# [SET PROBLEM]
Give all the lines below again, exactly, with no pictures.

Start of MATERIAL SHOWN

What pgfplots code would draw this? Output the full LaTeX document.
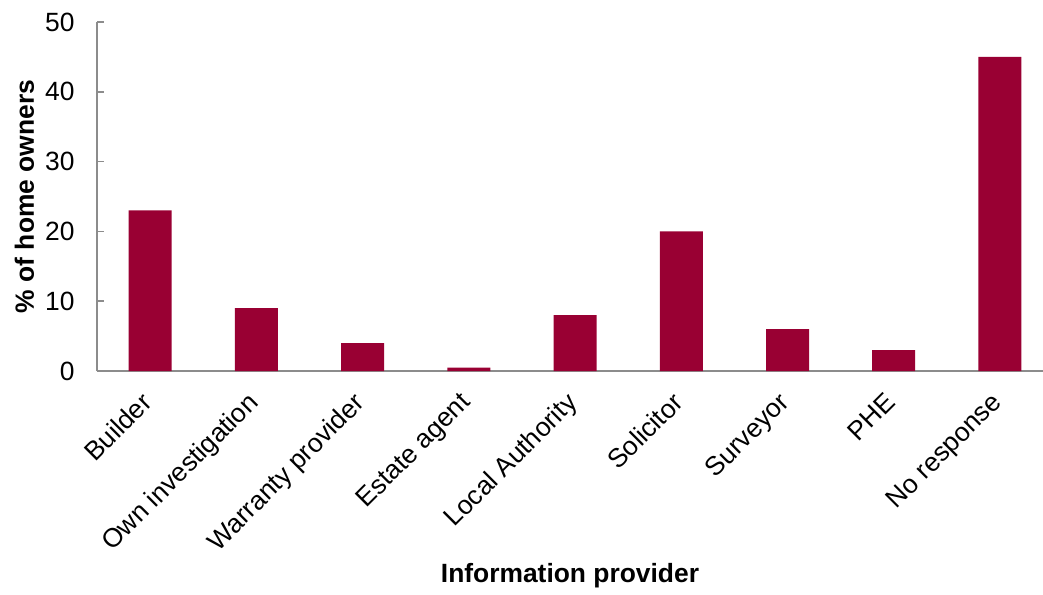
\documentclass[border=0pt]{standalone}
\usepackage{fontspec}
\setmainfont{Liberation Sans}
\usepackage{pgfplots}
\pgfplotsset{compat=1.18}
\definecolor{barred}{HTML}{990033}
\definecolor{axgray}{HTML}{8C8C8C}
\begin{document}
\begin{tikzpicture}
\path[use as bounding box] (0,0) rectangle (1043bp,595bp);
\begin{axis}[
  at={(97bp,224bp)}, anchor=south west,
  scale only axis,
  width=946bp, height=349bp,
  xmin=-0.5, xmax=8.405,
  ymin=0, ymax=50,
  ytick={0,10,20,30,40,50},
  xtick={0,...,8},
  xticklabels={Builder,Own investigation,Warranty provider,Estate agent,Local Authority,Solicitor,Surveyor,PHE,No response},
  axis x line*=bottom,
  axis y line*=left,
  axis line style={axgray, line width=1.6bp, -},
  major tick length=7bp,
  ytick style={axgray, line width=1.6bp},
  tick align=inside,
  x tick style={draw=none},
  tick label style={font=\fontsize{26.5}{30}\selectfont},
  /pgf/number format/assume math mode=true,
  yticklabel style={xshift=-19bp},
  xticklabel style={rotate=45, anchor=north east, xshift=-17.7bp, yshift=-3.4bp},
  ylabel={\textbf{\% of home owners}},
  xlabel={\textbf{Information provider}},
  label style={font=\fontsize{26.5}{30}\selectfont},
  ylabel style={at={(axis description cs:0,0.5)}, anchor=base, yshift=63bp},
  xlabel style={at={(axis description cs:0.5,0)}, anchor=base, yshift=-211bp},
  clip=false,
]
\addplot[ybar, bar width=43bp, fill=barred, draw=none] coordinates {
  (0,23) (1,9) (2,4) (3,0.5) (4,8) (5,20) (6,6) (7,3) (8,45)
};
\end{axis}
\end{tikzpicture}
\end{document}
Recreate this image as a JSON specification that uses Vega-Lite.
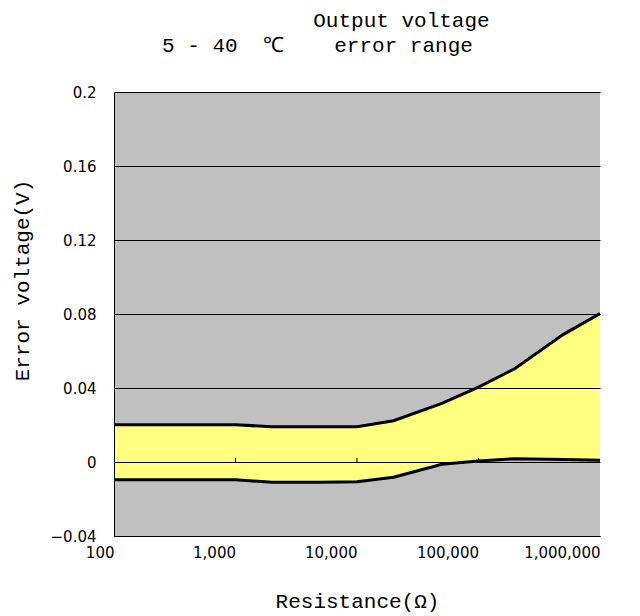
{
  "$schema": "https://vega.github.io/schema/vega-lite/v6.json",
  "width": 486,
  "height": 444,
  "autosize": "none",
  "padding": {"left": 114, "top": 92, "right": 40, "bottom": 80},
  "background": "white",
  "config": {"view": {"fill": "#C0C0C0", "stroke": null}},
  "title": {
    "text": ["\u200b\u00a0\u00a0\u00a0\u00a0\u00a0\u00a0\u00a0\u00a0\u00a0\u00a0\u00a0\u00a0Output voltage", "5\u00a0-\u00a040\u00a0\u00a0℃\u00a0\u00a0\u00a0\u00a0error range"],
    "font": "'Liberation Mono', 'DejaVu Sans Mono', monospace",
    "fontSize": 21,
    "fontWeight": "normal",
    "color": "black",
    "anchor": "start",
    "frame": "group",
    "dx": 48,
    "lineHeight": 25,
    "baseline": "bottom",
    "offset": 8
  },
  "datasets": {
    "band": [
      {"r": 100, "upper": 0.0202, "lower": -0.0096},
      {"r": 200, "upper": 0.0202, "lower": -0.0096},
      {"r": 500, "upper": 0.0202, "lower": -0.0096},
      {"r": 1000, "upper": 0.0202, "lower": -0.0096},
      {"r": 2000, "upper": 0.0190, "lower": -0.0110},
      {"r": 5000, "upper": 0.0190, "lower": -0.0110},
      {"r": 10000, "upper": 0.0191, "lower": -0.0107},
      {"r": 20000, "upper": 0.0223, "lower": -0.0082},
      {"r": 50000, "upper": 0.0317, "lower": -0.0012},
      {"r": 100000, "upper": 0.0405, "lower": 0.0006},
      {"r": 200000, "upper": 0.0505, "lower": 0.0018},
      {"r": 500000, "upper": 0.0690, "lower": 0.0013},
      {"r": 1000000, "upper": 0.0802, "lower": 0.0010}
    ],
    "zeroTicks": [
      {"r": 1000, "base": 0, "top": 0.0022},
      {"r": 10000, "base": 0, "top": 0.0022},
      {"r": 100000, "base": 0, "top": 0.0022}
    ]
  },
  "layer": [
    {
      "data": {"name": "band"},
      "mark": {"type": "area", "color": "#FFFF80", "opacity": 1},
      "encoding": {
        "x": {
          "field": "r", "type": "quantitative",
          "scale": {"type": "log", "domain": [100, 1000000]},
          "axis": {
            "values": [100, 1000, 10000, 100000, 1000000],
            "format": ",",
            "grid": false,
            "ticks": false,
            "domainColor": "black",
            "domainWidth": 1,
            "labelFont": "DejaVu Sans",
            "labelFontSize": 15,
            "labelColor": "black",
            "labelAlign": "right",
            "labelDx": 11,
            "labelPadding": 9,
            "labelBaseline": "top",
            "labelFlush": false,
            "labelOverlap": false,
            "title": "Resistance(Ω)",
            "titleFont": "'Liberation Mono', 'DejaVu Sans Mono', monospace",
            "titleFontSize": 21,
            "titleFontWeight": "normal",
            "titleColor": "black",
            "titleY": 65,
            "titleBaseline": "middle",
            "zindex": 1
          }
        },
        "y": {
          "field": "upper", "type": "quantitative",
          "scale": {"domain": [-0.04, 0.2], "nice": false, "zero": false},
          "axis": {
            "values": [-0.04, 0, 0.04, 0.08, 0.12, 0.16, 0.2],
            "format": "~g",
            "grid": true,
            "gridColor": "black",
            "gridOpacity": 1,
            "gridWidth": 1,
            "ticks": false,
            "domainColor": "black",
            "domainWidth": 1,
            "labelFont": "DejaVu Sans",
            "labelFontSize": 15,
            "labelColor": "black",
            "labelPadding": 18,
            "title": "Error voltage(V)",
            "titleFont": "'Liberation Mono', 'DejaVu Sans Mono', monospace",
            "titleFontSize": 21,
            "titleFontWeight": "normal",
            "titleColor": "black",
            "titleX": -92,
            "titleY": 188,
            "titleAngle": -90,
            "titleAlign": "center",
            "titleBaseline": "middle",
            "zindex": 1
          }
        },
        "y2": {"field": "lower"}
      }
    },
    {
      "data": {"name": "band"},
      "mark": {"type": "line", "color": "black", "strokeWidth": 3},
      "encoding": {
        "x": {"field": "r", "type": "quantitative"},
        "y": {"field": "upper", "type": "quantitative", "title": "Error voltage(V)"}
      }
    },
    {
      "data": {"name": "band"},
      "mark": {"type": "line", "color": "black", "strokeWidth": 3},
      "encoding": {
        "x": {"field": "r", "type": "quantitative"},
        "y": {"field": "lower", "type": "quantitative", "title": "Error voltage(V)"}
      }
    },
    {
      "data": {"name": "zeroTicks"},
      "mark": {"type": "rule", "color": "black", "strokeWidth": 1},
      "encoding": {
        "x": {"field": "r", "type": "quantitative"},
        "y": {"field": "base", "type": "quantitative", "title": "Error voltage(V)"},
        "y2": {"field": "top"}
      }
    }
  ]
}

End of MATERIAL SHOWN

# [COMPLETE OUTPUT]
What pgfplots code would draw this? Output the full LaTeX document.
\documentclass[border=0pt]{standalone}
\usepackage{fontspec}
\setmainfont{Liberation Sans}
\usepackage{pgfplots}
\pgfplotsset{compat=1.18}
\definecolor{barred}{HTML}{990033}
\definecolor{axgray}{HTML}{8C8C8C}
\begin{document}
\begin{tikzpicture}
\path[use as bounding box] (0,0) rectangle (1043bp,595bp);
\begin{axis}[
  at={(97bp,224bp)}, anchor=south west,
  scale only axis,
  width=946bp, height=349bp,
  xmin=-0.5, xmax=8.405,
  ymin=0, ymax=50,
  ytick={0,10,20,30,40,50},
  xtick={0,...,8},
  xticklabels={Builder,Own investigation,Warranty provider,Estate agent,Local Authority,Solicitor,Surveyor,PHE,No response},
  axis x line*=bottom,
  axis y line*=left,
  axis line style={axgray, line width=1.6bp, -},
  major tick length=7bp,
  ytick style={axgray, line width=1.6bp},
  tick align=inside,
  x tick style={draw=none},
  tick label style={font=\fontsize{26.5}{30}\selectfont},
  /pgf/number format/assume math mode=true,
  yticklabel style={xshift=-19bp},
  xticklabel style={rotate=45, anchor=north east, xshift=-17.7bp, yshift=-3.4bp},
  ylabel={\textbf{\% of home owners}},
  xlabel={\textbf{Information provider}},
  label style={font=\fontsize{26.5}{30}\selectfont},
  ylabel style={at={(axis description cs:0,0.5)}, anchor=base, yshift=63bp},
  xlabel style={at={(axis description cs:0.5,0)}, anchor=base, yshift=-211bp},
  clip=false,
]
\addplot[ybar, bar width=43bp, fill=barred, draw=none] coordinates {
  (0,23) (1,9) (2,4) (3,0.5) (4,8) (5,20) (6,6) (7,3) (8,45)
};
\end{axis}
\end{tikzpicture}
\end{document}
Recreate this image as a JSON specification that uses Vega-Lite.
{
  "$schema": "https://vega.github.io/schema/vega-lite/v6.json",
  "width": 486,
  "height": 444,
  "autosize": "none",
  "padding": {"left": 114, "top": 92, "right": 40, "bottom": 80},
  "background": "white",
  "config": {"view": {"fill": "#C0C0C0", "stroke": null}},
  "title": {
    "text": ["\u200b\u00a0\u00a0\u00a0\u00a0\u00a0\u00a0\u00a0\u00a0\u00a0\u00a0\u00a0\u00a0Output voltage", "5\u00a0-\u00a040\u00a0\u00a0℃\u00a0\u00a0\u00a0\u00a0error range"],
    "font": "'Liberation Mono', 'DejaVu Sans Mono', monospace",
    "fontSize": 21,
    "fontWeight": "normal",
    "color": "black",
    "anchor": "start",
    "frame": "group",
    "dx": 48,
    "lineHeight": 25,
    "baseline": "bottom",
    "offset": 8
  },
  "datasets": {
    "band": [
      {"r": 100, "upper": 0.0202, "lower": -0.0096},
      {"r": 200, "upper": 0.0202, "lower": -0.0096},
      {"r": 500, "upper": 0.0202, "lower": -0.0096},
      {"r": 1000, "upper": 0.0202, "lower": -0.0096},
      {"r": 2000, "upper": 0.0190, "lower": -0.0110},
      {"r": 5000, "upper": 0.0190, "lower": -0.0110},
      {"r": 10000, "upper": 0.0191, "lower": -0.0107},
      {"r": 20000, "upper": 0.0223, "lower": -0.0082},
      {"r": 50000, "upper": 0.0317, "lower": -0.0012},
      {"r": 100000, "upper": 0.0405, "lower": 0.0006},
      {"r": 200000, "upper": 0.0505, "lower": 0.0018},
      {"r": 500000, "upper": 0.0690, "lower": 0.0013},
      {"r": 1000000, "upper": 0.0802, "lower": 0.0010}
    ],
    "zeroTicks": [
      {"r": 1000, "base": 0, "top": 0.0022},
      {"r": 10000, "base": 0, "top": 0.0022},
      {"r": 100000, "base": 0, "top": 0.0022}
    ]
  },
  "layer": [
    {
      "data": {"name": "band"},
      "mark": {"type": "area", "color": "#FFFF80", "opacity": 1},
      "encoding": {
        "x": {
          "field": "r", "type": "quantitative",
          "scale": {"type": "log", "domain": [100, 1000000]},
          "axis": {
            "values": [100, 1000, 10000, 100000, 1000000],
            "format": ",",
            "grid": false,
            "ticks": false,
            "domainColor": "black",
            "domainWidth": 1,
            "labelFont": "DejaVu Sans",
            "labelFontSize": 15,
            "labelColor": "black",
            "labelAlign": "right",
            "labelDx": 11,
            "labelPadding": 9,
            "labelBaseline": "top",
            "labelFlush": false,
            "labelOverlap": false,
            "title": "Resistance(Ω)",
            "titleFont": "'Liberation Mono', 'DejaVu Sans Mono', monospace",
            "titleFontSize": 21,
            "titleFontWeight": "normal",
            "titleColor": "black",
            "titleY": 65,
            "titleBaseline": "middle",
            "zindex": 1
          }
        },
        "y": {
          "field": "upper", "type": "quantitative",
          "scale": {"domain": [-0.04, 0.2], "nice": false, "zero": false},
          "axis": {
            "values": [-0.04, 0, 0.04, 0.08, 0.12, 0.16, 0.2],
            "format": "~g",
            "grid": true,
            "gridColor": "black",
            "gridOpacity": 1,
            "gridWidth": 1,
            "ticks": false,
            "domainColor": "black",
            "domainWidth": 1,
            "labelFont": "DejaVu Sans",
            "labelFontSize": 15,
            "labelColor": "black",
            "labelPadding": 18,
            "title": "Error voltage(V)",
            "titleFont": "'Liberation Mono', 'DejaVu Sans Mono', monospace",
            "titleFontSize": 21,
            "titleFontWeight": "normal",
            "titleColor": "black",
            "titleX": -92,
            "titleY": 188,
            "titleAngle": -90,
            "titleAlign": "center",
            "titleBaseline": "middle",
            "zindex": 1
          }
        },
        "y2": {"field": "lower"}
      }
    },
    {
      "data": {"name": "band"},
      "mark": {"type": "line", "color": "black", "strokeWidth": 3},
      "encoding": {
        "x": {"field": "r", "type": "quantitative"},
        "y": {"field": "upper", "type": "quantitative", "title": "Error voltage(V)"}
      }
    },
    {
      "data": {"name": "band"},
      "mark": {"type": "line", "color": "black", "strokeWidth": 3},
      "encoding": {
        "x": {"field": "r", "type": "quantitative"},
        "y": {"field": "lower", "type": "quantitative", "title": "Error voltage(V)"}
      }
    },
    {
      "data": {"name": "zeroTicks"},
      "mark": {"type": "rule", "color": "black", "strokeWidth": 1},
      "encoding": {
        "x": {"field": "r", "type": "quantitative"},
        "y": {"field": "base", "type": "quantitative", "title": "Error voltage(V)"},
        "y2": {"field": "top"}
      }
    }
  ]
}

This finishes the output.